The 3 point shot has revolutionized basketball and turned the NBA upside down. The smartphone has revolutionized health care and turned the doctor-patient relationship upside down.
Let’s examine those two statements.
In a recent Wall Street Journal article, Martin Johnson describes the dramatic changes that the creation of the 3 point shot has created. The prior era in was dominated by a dominating big man- Bill Russell, Wilt Chamberlin, and Kareem Abdul Jabbar. As Johnson writes, “This made intuitive sense: The better a team is at protecting its basket, the better its defense should be.”
Suddenly, the rules changed and the 3 point shot was created.
With new rules, new values.
With new rules, new math, new economics for the NBA.
What had been valuable- the dominant big center to defend the basket- is no longer as valuable.
What had not been as valuable- a small, quick, long distance shooting guard, and those best suited to defend against them- now are a valued resource.
The evidence of this ‘transformative innovation’ is everywhere; from Stephen Curry, a small nimble, excellent shooting guard, winning the NBA MVP award to the NBA finals between the Cavaliers and the Warriors- where the defense is as fierce at the 3 point line as it is right under the basket.
So the new rule establishing the 3 point line has turned the game inside out, shifting the focus from the ‘big man’ to a new type of player – as John Hollinger, the Memphis Grizzlies vice president of basketball operations, states in the Journal, “It has completely changed the way players are valued on the market.

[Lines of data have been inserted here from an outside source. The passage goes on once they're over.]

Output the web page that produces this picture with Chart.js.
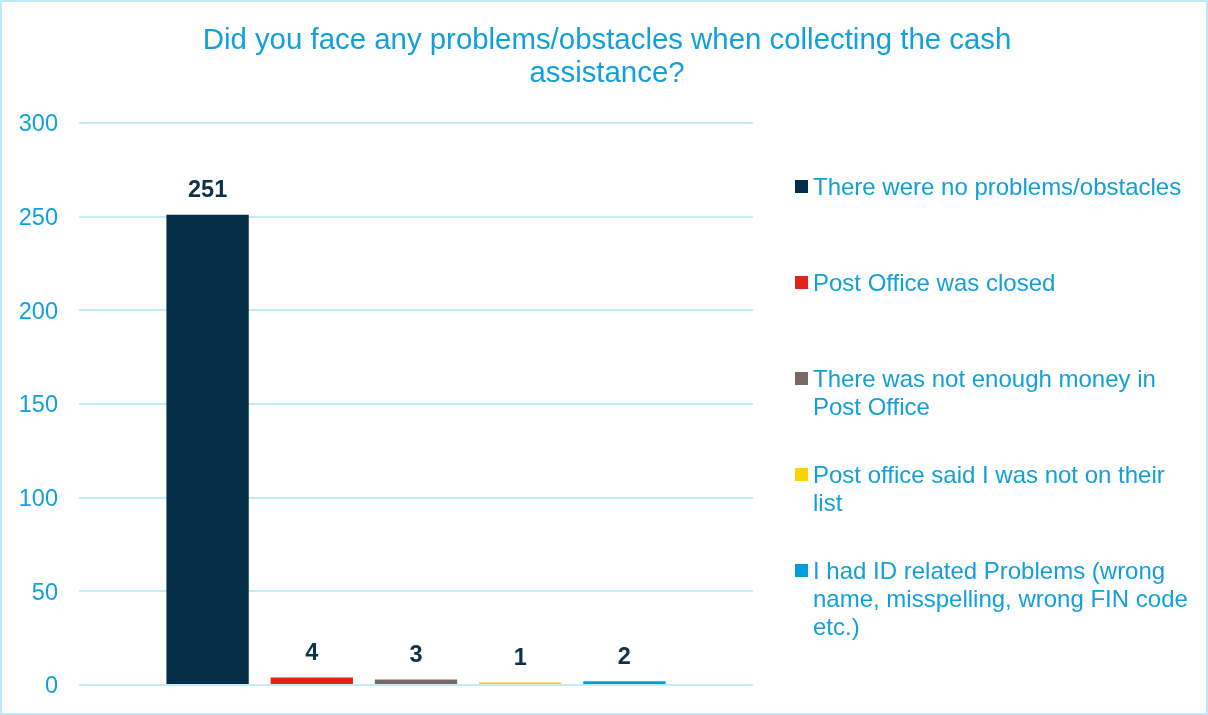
<!DOCTYPE html>
<html>
<head>
<meta charset="utf-8">
<script src="https://cdn.jsdelivr.net/npm/chart.js@4.4.1/dist/chart.umd.min.js"></script>
<style>
  html, body { margin: 0; padding: 0; background: #fff; }
  canvas { display: block; }
</style>
</head>
<body>
<canvas id="grafico" width="1208" height="715"></canvas>
<script>
// Datos del gráfico
const titulo = ['Did you face any problems/obstacles when collecting the cash', 'assistance?'];
const categorias = [''];
const series = [
    'There were no problems/obstacles',
    'Post Office was closed',
    'There was not enough money in Post Office',
    'Post office said I was not on their list',
    'I had ID related Problems (wrong name, misspelling, wrong FIN code etc.)'
];
const lineasLeyenda = [
    ['There were no problems/obstacles'],
    ['Post Office was closed'],
    ['There was not enough money in', 'Post Office'],
    ['Post office said I was not on their', 'list'],
    ['I had ID related Problems (wrong', 'name, misspelling, wrong FIN code', 'etc.)']
];
const valores = [251, 4, 3, 1, 2];
const colores = ['#032e45', '#e2231a', '#796a66', '#ffd100', '#009cdc'];
const ticksY = [0, 50, 100, 150, 200, 250, 300];

const azul = '#12a0dc';
const fuente = '"Liberation Sans", Arial, sans-serif';

// Marco exterior y título centrado en todo el lienzo
const marco = {
    id: 'marco',
    beforeDraw(chart) {
        const c = chart.ctx;
        c.save();
        c.fillStyle = '#fff';
        c.fillRect(0, 0, chart.width, chart.height);
        c.strokeStyle = '#bfe9fb';
        c.lineWidth = 2;
        c.strokeRect(1, 1, chart.width - 2, chart.height - 2);
        c.font = '29.4px ' + fuente;
        c.fillStyle = azul;
        c.textAlign = 'center';
        c.textBaseline = 'middle';
        titulo.forEach((t, k) => c.fillText(t, chart.width / 2 + 3, 41 + k * 33));
        c.restore();
    }
};

// Etiquetas de valor sobre las barras
const etiquetas = {
    id: 'etiquetas',
    afterDatasetsDraw(chart) {
        const c = chart.ctx;
        c.save();
        c.font = 'bold 23.5px ' + fuente;
        c.fillStyle = '#0d3349';
        c.textAlign = 'center';
        c.textBaseline = 'middle';
        chart.data.datasets.forEach((ds, i) => {
            chart.getDatasetMeta(i).data.forEach((bar, j) => {
                c.fillText(String(ds.data[j]), bar.x, bar.y - 24);
            });
        });
        c.restore();
    }
};

// Leyenda a la derecha con texto en varias líneas
const leyenda = {
    id: 'leyenda',
    afterDraw(chart) {
        const c = chart.ctx;
        c.save();
        c.font = '24px ' + fuente;
        c.textAlign = 'left';
        c.textBaseline = 'middle';
        const x = 795, paso = 96, alto = 28;
        let y = 187;
        chart.data.datasets.forEach((ds, i) => {
            c.fillStyle = ds.backgroundColor;
            c.fillRect(x, y - 7, 13, 13);
            c.fillStyle = azul;
            lineasLeyenda[i].forEach((t, k) => c.fillText(t, x + 18, y + 1 + k * alto));
            y += paso;
        });
        c.restore();
    }
};

new Chart(document.getElementById('grafico'), {
    type: 'bar',
    data: {
        labels: categorias,
        datasets: series.map((nombre, i) => ({
            label: nombre,
            data: [valores[i]],
            backgroundColor: colores[i],
            borderWidth: 0,
            minBarLength: 2.5
        }))
    },
    options: {
        responsive: false,
        animation: false,
        categoryPercentage: 0.773,
        barPercentage: 0.79,
        layout: { padding: { left: 0, right: 455, top: 123, bottom: 30 } },
        plugins: {
            legend: { display: false },
            tooltip: { enabled: false },
            title: { display: false }
        },
        scales: {
            x: { display: false },
            y: {
                min: 0,
                max: 300,
                afterBuildTicks(scale) {
                    scale.ticks = ticksY.map(v => ({ value: v }));
                },
                afterFit(scale) {
                    scale.width = 79;
                    scale.paddingTop = 0;
                    scale.paddingBottom = 0;
                },
                ticks: {
                    color: azul,
                    padding: 21,
                    labelOffset: 2,
                    font: { family: fuente, size: 23.5 }
                },
                grid: { color: '#c5ebfa', lineWidth: 2, drawTicks: false },
                border: { display: false }
            }
        }
    },
    plugins: [marco, etiquetas, leyenda]
});
</script>
</body>
</html>
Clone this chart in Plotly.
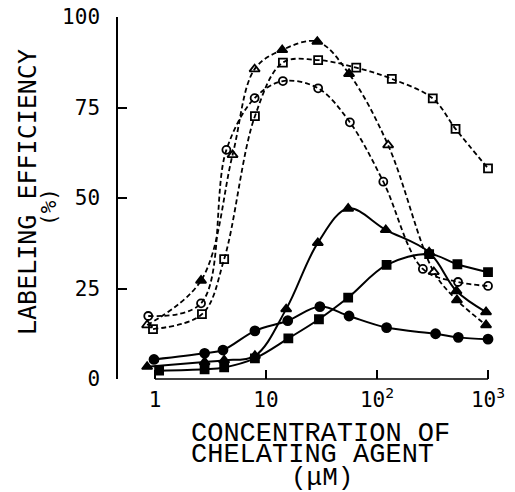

Now we put a premium on length and basketball IQ.”
Speaking of the 3 point shot, Jeff Van Gundy, former NBA coach states “It’s the biggest change in the game in a generation.”
So what has the 3 point shot to do with healthcare?
Everything I would suggest- but first a bit of background is needed.
Dr. Eric Topol, voted the most influential physician by Modern Healthcare, suggests in his 2014 book, ‘The Patient Will see You Now‘ that medicine is having it’s Gutenberg moment, ushered in by the smartphone. He predicts that smartphones will democratize medicine by changing the historically asymmetric doctor-patient relationship.
He predicts that the smart phone, with it’s ability to perform real time tests and assessments, and instantly access literally all current medical information, will present as bold a challenge to the current structure of health care delivery as Luther did to the Catholic Church. The locus of control will shift from the doctor to the patient- with patient experience and feedback becoming a central component of the health care relationship. Other predictions follow- for example, Dr. Topol suggests that the hospital as we know it today, will be extinct- with many of the current medical applications that occurs in a hospital, shifting to a virtual space generated by smartphones, with the physical hospital shrinking to address only those medical services that require direct physical presence of the patient and the health care provider.
So what about the 3 point shot, Stephen Curry and the NBA?
Well, just as the ‘new technology’ of the 3 point shot has shifted the economics of NBA player valuation, I want to suggest, following the path blazed by Dr. Topol, that the ‘new technology’ of the ‘smartphone’ is rapidly shifting the economics of healthcare valuation.
Just as the 3 point line turned the NBA inside out- with a shift in emphasis from the area close to the basket to the area 23 feet from the basket- so has, or will, the smartphone turn healthcare inside out- shifting the emphasis from the doctor to what had been seen as the periphery- the patient, and the patient’s experience of their own health and illness.
As in any transformation, the path, in both the NBA and in health care, will not be straightforward. One has only to witness Stephen Curry’s most recent struggles in Game two and three of the NBA Championship to realize that any strategic transformation is accompanied by much difficulty – and importantly, is also met by a transformation in the entire ecosystem (i.e. the Cavaliers defensive adjustments at the three point line).
In a similar fashion, the transformation that the smartphone is bringing to health care will not proceed in a linear fashion. There will be the inevitable failures, mistakes, and bad outcomes- both at the business level, and sadly, the personal health outcome level.
Nonetheless, I agree with Dr. Topol’s overarching thesis- that the patient will play an increasingly important role in their own health experience and that this role will lead to overall improvements in health outcomes.
As far as the Warriors- Cavaliers go? And Stephen Curry versus LeBron James? I have to confess I enjoy the NBA, but it has not been the same for me since Walt Frazier, Willis Reed, Dave DeBusschere, Dick Barnett, and Bill Bradley graced the hardwood in Madison Square Garden. Go Knicks!